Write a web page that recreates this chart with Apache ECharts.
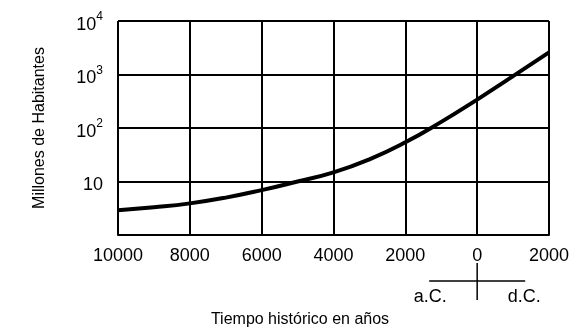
<!DOCTYPE html>
<html>
<head>
<meta charset="utf-8">
<script src="https://cdn.jsdelivr.net/npm/echarts@6/dist/echarts.min.js"></script>
<style>
html,body{margin:0;padding:0;background:#fff;}
#c{width:584px;height:333px;}
</style>
</head>
<body>
<div id="c"></div>
<script>
// Years (negative = a.C.)
var years = [-10000, -9000, -8000, -7000, -6000, -5000, -4000, -3000, -2000, -1000, 0, 1000, 2000];
// Population in millions
var population = [2.9, 3.3, 3.9, 5.0, 6.9, 10, 14.8, 26, 54, 130, 340, 930, 2600];
var xTicks = [-10000, -8000, -6000, -4000, -2000, 0, 2000];
var yTicks = [1, 10, 100, 1000, 10000];
var yTitle = 'Millones de Habitantes';
var xTitle = 'Tiempo histórico en años';
var eraLabels = ['a.C.', 'd.C.'];

var FONT = 'Liberation Sans, Arial, sans-serif';
var chart = echarts.init(document.getElementById('c'), null, {renderer: 'canvas'});

var seriesData = years.map(function (y, i) { return [y, population[i]]; });

var option = {
  animation: false,
  backgroundColor: '#fff',
  textStyle: {fontFamily: FONT},
  grid: {left: 118, right: 35, top: 21, bottom: 98, containLabel: false},
  xAxis: {
    type: 'value',
    min: xTicks[0],
    max: xTicks[xTicks.length - 1],
    interval: 2000,
    axisLine: {show: true, lineStyle: {color: '#000', width: 2}},
    axisTick: {show: false},
    axisLabel: {
      color: '#000', fontSize: 18, fontFamily: FONT, margin: 12,
      formatter: function (v) { return String(Math.abs(v)); }
    },
    splitLine: {show: true, lineStyle: {color: '#000', width: 2}}
  },
  yAxis: {
    type: 'log',
    logBase: 10,
    min: yTicks[0],
    max: yTicks[yTicks.length - 1],
    axisLine: {show: true, lineStyle: {color: '#000', width: 2}},
    axisTick: {show: false},
    axisLabel: {
      color: '#000', fontFamily: FONT, margin: 15,
      formatter: function (v) {
        var e = Math.round(Math.log(v) / Math.LN10);
        if (e === 0) return '';
        if (e === 1) return '{b|10}';
        return '{b|10}{s|' + e + '}';
      },
      rich: {
        b: {fontSize: 18, fontFamily: FONT, color: '#000', lineHeight: 26, verticalAlign: 'bottom'},
        s: {fontSize: 12, fontFamily: FONT, color: '#000', lineHeight: 12, verticalAlign: 'top', padding: [3, 0, 0, 0]}
      }
    },
    splitLine: {show: true, lineStyle: {color: '#000', width: 2}}
  },
  series: [{
    type: 'line',
    data: seriesData,
    smooth: 0.5,
    showSymbol: false,
    symbol: 'none',
    lineStyle: {color: '#000', width: 4},
    z: 5
  }]
};
chart.setOption(option);

function drawExtras() {
  var p0 = chart.convertToPixel({gridIndex: 0}, [0, 1]);
  var cx = p0[0];
  var baseY = p0[1];
  var half = 48;
  var lineY = baseY + 46;
  chart.setOption({
    graphic: [
      {type: 'line', shape: {x1: cx - half, y1: lineY, x2: cx + half, y2: lineY}, style: {stroke: '#000', lineWidth: 1.5}},
      {type: 'line', shape: {x1: cx, y1: baseY + 28, x2: cx, y2: baseY + 65}, style: {stroke: '#000', lineWidth: 1.5}},
      {type: 'text', x: cx - half + 1, y: baseY + 62, style: {text: eraLabels[0], fill: '#000', font: '18px ' + FONT, textAlign: 'center', textVerticalAlign: 'middle'}},
      {type: 'text', x: cx + half - 1, y: baseY + 62, style: {text: eraLabels[1], fill: '#000', font: '18px ' + FONT, textAlign: 'center', textVerticalAlign: 'middle'}},
      {type: 'text', x: 300, y: 320, style: {text: xTitle, fill: '#000', font: '16px ' + FONT, textAlign: 'center', textVerticalAlign: 'middle'}},
      {type: 'text', x: 40, y: 128, rotation: Math.PI / 2, style: {text: yTitle, fill: '#000', font: '16px ' + FONT, textAlign: 'center', textVerticalAlign: 'middle'}}
    ]
  });
}
drawExtras();
</script>
</body>
</html>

§

[Work to complete]
Print out the whole of the material word for word, without pictures.

[Task answer]
Write a web page that recreates this chart with Apache ECharts.
<!DOCTYPE html>
<html>
<head>
<meta charset="utf-8">
<script src="https://cdn.jsdelivr.net/npm/echarts@6/dist/echarts.min.js"></script>
<style>
html,body{margin:0;padding:0;background:#fff;}
#c{width:584px;height:333px;}
</style>
</head>
<body>
<div id="c"></div>
<script>
// Years (negative = a.C.)
var years = [-10000, -9000, -8000, -7000, -6000, -5000, -4000, -3000, -2000, -1000, 0, 1000, 2000];
// Population in millions
var population = [2.9, 3.3, 3.9, 5.0, 6.9, 10, 14.8, 26, 54, 130, 340, 930, 2600];
var xTicks = [-10000, -8000, -6000, -4000, -2000, 0, 2000];
var yTicks = [1, 10, 100, 1000, 10000];
var yTitle = 'Millones de Habitantes';
var xTitle = 'Tiempo histórico en años';
var eraLabels = ['a.C.', 'd.C.'];

var FONT = 'Liberation Sans, Arial, sans-serif';
var chart = echarts.init(document.getElementById('c'), null, {renderer: 'canvas'});

var seriesData = years.map(function (y, i) { return [y, population[i]]; });

var option = {
  animation: false,
  backgroundColor: '#fff',
  textStyle: {fontFamily: FONT},
  grid: {left: 118, right: 35, top: 21, bottom: 98, containLabel: false},
  xAxis: {
    type: 'value',
    min: xTicks[0],
    max: xTicks[xTicks.length - 1],
    interval: 2000,
    axisLine: {show: true, lineStyle: {color: '#000', width: 2}},
    axisTick: {show: false},
    axisLabel: {
      color: '#000', fontSize: 18, fontFamily: FONT, margin: 12,
      formatter: function (v) { return String(Math.abs(v)); }
    },
    splitLine: {show: true, lineStyle: {color: '#000', width: 2}}
  },
  yAxis: {
    type: 'log',
    logBase: 10,
    min: yTicks[0],
    max: yTicks[yTicks.length - 1],
    axisLine: {show: true, lineStyle: {color: '#000', width: 2}},
    axisTick: {show: false},
    axisLabel: {
      color: '#000', fontFamily: FONT, margin: 15,
      formatter: function (v) {
        var e = Math.round(Math.log(v) / Math.LN10);
        if (e === 0) return '';
        if (e === 1) return '{b|10}';
        return '{b|10}{s|' + e + '}';
      },
      rich: {
        b: {fontSize: 18, fontFamily: FONT, color: '#000', lineHeight: 26, verticalAlign: 'bottom'},
        s: {fontSize: 12, fontFamily: FONT, color: '#000', lineHeight: 12, verticalAlign: 'top', padding: [3, 0, 0, 0]}
      }
    },
    splitLine: {show: true, lineStyle: {color: '#000', width: 2}}
  },
  series: [{
    type: 'line',
    data: seriesData,
    smooth: 0.5,
    showSymbol: false,
    symbol: 'none',
    lineStyle: {color: '#000', width: 4},
    z: 5
  }]
};
chart.setOption(option);

function drawExtras() {
  var p0 = chart.convertToPixel({gridIndex: 0}, [0, 1]);
  var cx = p0[0];
  var baseY = p0[1];
  var half = 48;
  var lineY = baseY + 46;
  chart.setOption({
    graphic: [
      {type: 'line', shape: {x1: cx - half, y1: lineY, x2: cx + half, y2: lineY}, style: {stroke: '#000', lineWidth: 1.5}},
      {type: 'line', shape: {x1: cx, y1: baseY + 28, x2: cx, y2: baseY + 65}, style: {stroke: '#000', lineWidth: 1.5}},
      {type: 'text', x: cx - half + 1, y: baseY + 62, style: {text: eraLabels[0], fill: '#000', font: '18px ' + FONT, textAlign: 'center', textVerticalAlign: 'middle'}},
      {type: 'text', x: cx + half - 1, y: baseY + 62, style: {text: eraLabels[1], fill: '#000', font: '18px ' + FONT, textAlign: 'center', textVerticalAlign: 'middle'}},
      {type: 'text', x: 300, y: 320, style: {text: xTitle, fill: '#000', font: '16px ' + FONT, textAlign: 'center', textVerticalAlign: 'middle'}},
      {type: 'text', x: 40, y: 128, rotation: Math.PI / 2, style: {text: yTitle, fill: '#000', font: '16px ' + FONT, textAlign: 'center', textVerticalAlign: 'middle'}}
    ]
  });
}
drawExtras();
</script>
</body>
</html>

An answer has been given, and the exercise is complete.